## EXTRACTED ENTRIES
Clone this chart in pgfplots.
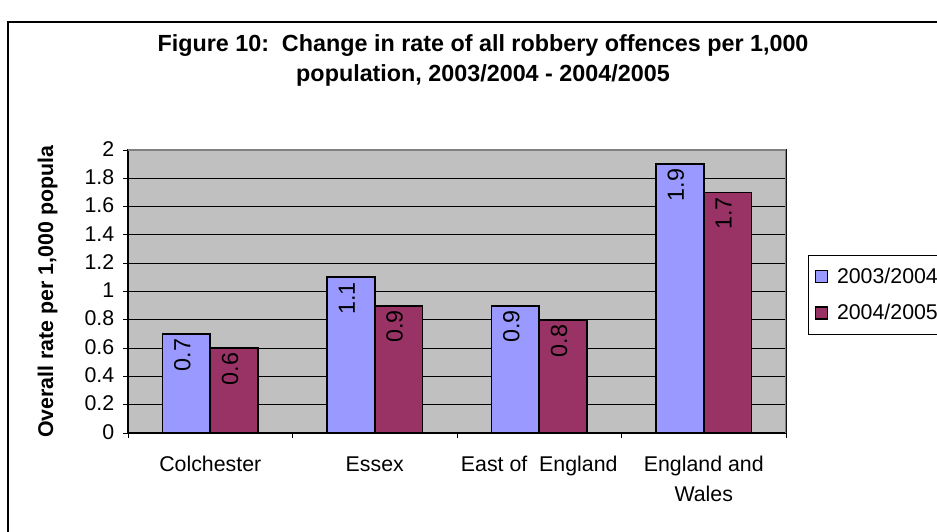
\documentclass[border=0pt]{standalone}
\usepackage{fontspec}
\setmainfont{Liberation Sans}
\usepackage{pgfplots}
\pgfplotsset{compat=1.18}
\definecolor{barblue}{HTML}{9999FF}
\definecolor{barred}{HTML}{993366}
\definecolor{plotbg}{HTML}{C0C0C0}
\definecolor{bordergray}{HTML}{808080}
\begin{document}
\begin{tikzpicture}
\path[use as bounding box] (0,0) rectangle (702.75pt,398.25pt);
\clip (0,0) rectangle (702.75pt,398.25pt);
\fill[white] (0,0) rectangle (702.75pt,398.25pt);
\draw[line width=1.2pt] (6pt,-20pt) rectangle (720pt,381.75pt);
\node[anchor=base, inner sep=0pt, font=\fontsize{17.5}{21}\selectfont\bfseries] at (362.25pt,359.25pt) {Figure 10:\ \ Change in rate of all robbery offences per 1,000};
\node[anchor=base, inner sep=0pt, font=\fontsize{17.5}{21}\selectfont\bfseries] at (362.25pt,336.75pt) {population, 2003/2004 - 2004/2005};
\begin{axis}[
  at={(96pt,73.5pt)}, anchor=south west,
  width=493.5pt, height=212.25pt, scale only axis,
  xmin=-0.5, xmax=3.5, ymin=0, ymax=2,
  ybar, bar width=0.29,
  xtick={-0.5,0.5,1.5,2.5,3.5}, xticklabels={},
  extra x ticks={0,1,2,3},
  extra x tick labels={Colchester,Essex,East of~ England,{England and\\Wales}},
  extra x tick style={major tick length=0pt, grid=none},
  ytick={0,0.2,0.4,0.6,0.8,1,1.2,1.4,1.6,1.8},
  extra y ticks={2}, extra y tick style={grid=none},
  ymajorgrids, major grid style={black, line width=0.6pt},
  tick align=outside, tick pos=left, major tick length=3.75pt,
  tick style={black, line width=0.6pt},
  axis line style={black, line width=0.8pt},
  axis background/.style={fill=plotbg},
  ticklabel style={font=\fontsize{16}{23}\selectfont},
  xticklabel style={align=center, anchor=north, yshift=-9pt},
  yticklabel style={xshift=-3pt},
  typeset ticklabels with strut,
  /pgf/number format/assume math mode=true,
  nodes near coords,
  every node near coord/.append style={font=\fontsize{17.5}{20}\selectfont, xshift=-3pt, yshift=-3pt, rotate=90, anchor=east, inner sep=0pt, black},
  legend style={at={(1.0334,0.629)}, anchor=north west, draw=black, line width=0.75pt, fill=white,
    font=\fontsize{16}{19}\selectfont, row sep=10pt, inner xsep=5pt, inner ysep=7.5pt},
  legend cell align=left,
]
\addplot[fill=barblue, draw=black, line width=1.3pt, bar shift=-0.145,
  legend image code/.code={\draw[fill=barblue, draw=black, line width=0.8pt] (0pt,-4.5pt) rectangle (9pt,4.5pt);\path[draw=none, fill=none] (0pt,0pt) -- (14pt,0pt);}]
  coordinates {(0,0.7) (1,1.1) (2,0.9) (3,1.9)};
\addplot[fill=barred, draw=black, line width=1.3pt, bar shift=0.145,
  legend image code/.code={\draw[fill=barred, draw=black, line width=0.8pt] (0pt,-4.5pt) rectangle (9pt,4.5pt);\path[draw=none, fill=none] (0pt,0pt) -- (14pt,0pt);}]
  coordinates {(0,0.6) (1,0.9) (2,0.8) (3,1.7)};
\legend{2003/2004, 2004/2005}
\draw[bordergray, line width=0.8pt] (rel axis cs:0,1) -- (rel axis cs:1,1) -- (rel axis cs:1,0);
\end{axis}
\node[rotate=90, anchor=base west, inner sep=0pt, font=\fontsize{16}{19}\selectfont\bfseries] at (39.75pt,69.75pt) {Overall rate per 1,000 popula};
\end{tikzpicture}
\end{document}
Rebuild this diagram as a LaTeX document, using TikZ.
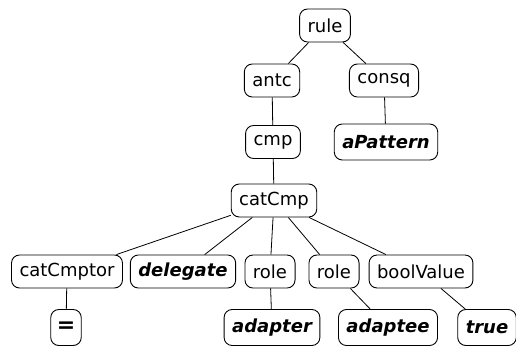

## TASK BRIEF
Please write out all of the material above without changing a word, and omit any pictures.

## PROBLEM SOLUTION
Clone this chart in pgfplots.
\documentclass[border=0pt]{standalone}
\usepackage{fontspec}
\setmainfont{Liberation Sans}
\usepackage{pgfplots}
\pgfplotsset{compat=1.18}
\definecolor{barblue}{HTML}{9999FF}
\definecolor{barred}{HTML}{993366}
\definecolor{plotbg}{HTML}{C0C0C0}
\definecolor{bordergray}{HTML}{808080}
\begin{document}
\begin{tikzpicture}
\path[use as bounding box] (0,0) rectangle (702.75pt,398.25pt);
\clip (0,0) rectangle (702.75pt,398.25pt);
\fill[white] (0,0) rectangle (702.75pt,398.25pt);
\draw[line width=1.2pt] (6pt,-20pt) rectangle (720pt,381.75pt);
\node[anchor=base, inner sep=0pt, font=\fontsize{17.5}{21}\selectfont\bfseries] at (362.25pt,359.25pt) {Figure 10:\ \ Change in rate of all robbery offences per 1,000};
\node[anchor=base, inner sep=0pt, font=\fontsize{17.5}{21}\selectfont\bfseries] at (362.25pt,336.75pt) {population, 2003/2004 - 2004/2005};
\begin{axis}[
  at={(96pt,73.5pt)}, anchor=south west,
  width=493.5pt, height=212.25pt, scale only axis,
  xmin=-0.5, xmax=3.5, ymin=0, ymax=2,
  ybar, bar width=0.29,
  xtick={-0.5,0.5,1.5,2.5,3.5}, xticklabels={},
  extra x ticks={0,1,2,3},
  extra x tick labels={Colchester,Essex,East of~ England,{England and\\Wales}},
  extra x tick style={major tick length=0pt, grid=none},
  ytick={0,0.2,0.4,0.6,0.8,1,1.2,1.4,1.6,1.8},
  extra y ticks={2}, extra y tick style={grid=none},
  ymajorgrids, major grid style={black, line width=0.6pt},
  tick align=outside, tick pos=left, major tick length=3.75pt,
  tick style={black, line width=0.6pt},
  axis line style={black, line width=0.8pt},
  axis background/.style={fill=plotbg},
  ticklabel style={font=\fontsize{16}{23}\selectfont},
  xticklabel style={align=center, anchor=north, yshift=-9pt},
  yticklabel style={xshift=-3pt},
  typeset ticklabels with strut,
  /pgf/number format/assume math mode=true,
  nodes near coords,
  every node near coord/.append style={font=\fontsize{17.5}{20}\selectfont, xshift=-3pt, yshift=-3pt, rotate=90, anchor=east, inner sep=0pt, black},
  legend style={at={(1.0334,0.629)}, anchor=north west, draw=black, line width=0.75pt, fill=white,
    font=\fontsize{16}{19}\selectfont, row sep=10pt, inner xsep=5pt, inner ysep=7.5pt},
  legend cell align=left,
]
\addplot[fill=barblue, draw=black, line width=1.3pt, bar shift=-0.145,
  legend image code/.code={\draw[fill=barblue, draw=black, line width=0.8pt] (0pt,-4.5pt) rectangle (9pt,4.5pt);\path[draw=none, fill=none] (0pt,0pt) -- (14pt,0pt);}]
  coordinates {(0,0.7) (1,1.1) (2,0.9) (3,1.9)};
\addplot[fill=barred, draw=black, line width=1.3pt, bar shift=0.145,
  legend image code/.code={\draw[fill=barred, draw=black, line width=0.8pt] (0pt,-4.5pt) rectangle (9pt,4.5pt);\path[draw=none, fill=none] (0pt,0pt) -- (14pt,0pt);}]
  coordinates {(0,0.6) (1,0.9) (2,0.8) (3,1.7)};
\legend{2003/2004, 2004/2005}
\draw[bordergray, line width=0.8pt] (rel axis cs:0,1) -- (rel axis cs:1,1) -- (rel axis cs:1,0);
\end{axis}
\node[rotate=90, anchor=base west, inner sep=0pt, font=\fontsize{16}{19}\selectfont\bfseries] at (39.75pt,69.75pt) {Overall rate per 1,000 popula};
\end{tikzpicture}
\end{document}
Rebuild this diagram as a LaTeX document, using TikZ.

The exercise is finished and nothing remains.